築34年のマンション、オーナー家族2住戸と賃貸9住戸をフルリノベーションした計画。最大の特徴は各住戸それぞれに新たに大きな土間を設けたこと。
子供たちが独立し、夫婦で暮らすオーナー住戸には、家族が遊びにきた時にもゆったりと使える玄関土間。
バイクを趣味にしているオーナーの息子住戸にはバイクを自由に楽しめる土間。
55㎡と26㎡の賃貸住戸には、住人によって様々な発想で、自由な使い方ができる土間。

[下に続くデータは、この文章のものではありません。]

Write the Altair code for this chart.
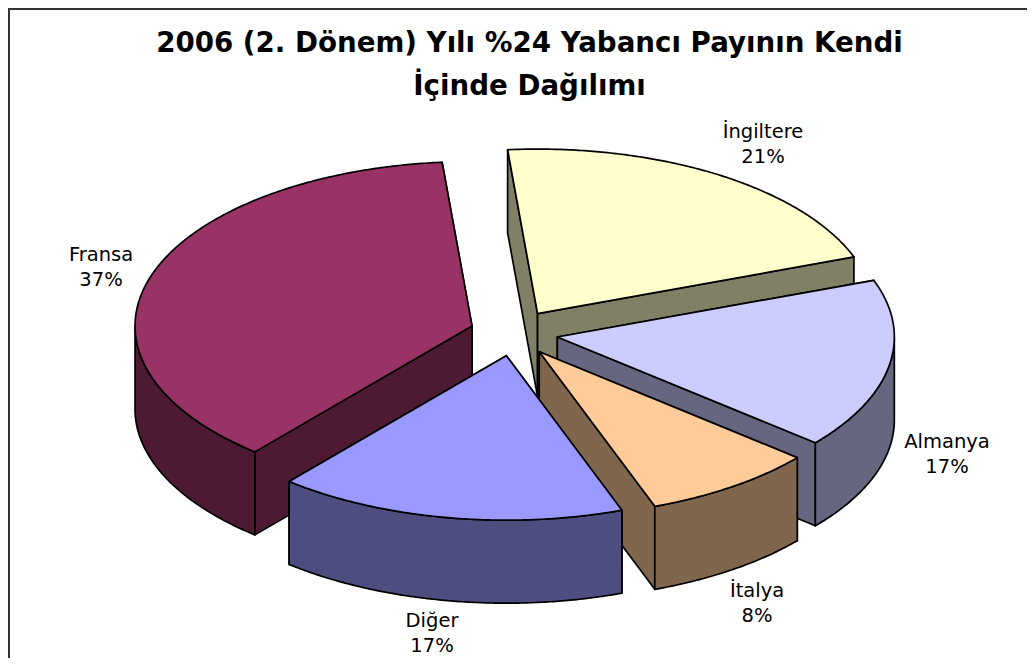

部屋の導入部分に土間を設けることで、細長い廊下ではなく、コンパクトな住戸の中にもリモートワークスペースや、趣味の場所など、住人それぞれの場を作ることが可能になる。元々3方を建物に囲われた既存建物は、部屋も小割りになっており、全体的に薄暗い環境であった。部屋を繋いだような平面計画は、各部屋の接続部分を大きくとることができ、住戸全体に限られた自然光を導けるようになっている。部屋で過ごす時間が長いオーナー住戸はアーチの天井とし、天井高さはしっかりと確保しながらも、さらに明るい空間を目指した。
また、既存躯体(鉄骨造)と新たな造作の境界を床から2mのラインで明確に分けた内装で、既存との差を意匠的に際立たせていたり、外壁は既存サッシに合わせたブロンズ色に再塗装して、隠したい既存サッシや手すりをカモフラージュしたりと、新旧が共存するリノベーションの魅せ方にも挑戦している。
BEFORE
神奈川県川崎市にある築34年のマンション。建設当時はオーナー家族(夫婦+子供3人)の住戸と賃貸11住戸であったが、時は経ち子供たちも独立し、夫婦2人の生活に。建物自体も将来的に子供たちが受け継いでいくことになるため、設計にリノベーションの相談があった。
賃貸住戸は住人も入れ替わることになるため、立地条件からニーズを再検討した。結果、約55㎡のディンクス向け、約26㎡のシングル向け2タイプと現代のニーズにも合っており、部屋割り自体はそのままでリノベーションを行うこととなった。
計画にあたり、漠然と建物全体をリニューアルしたいという要望に加え、各部屋のバルコニーは南東に設けられているが、隣接している建物により光環境が良くなく、明るさに対する改善も求められた。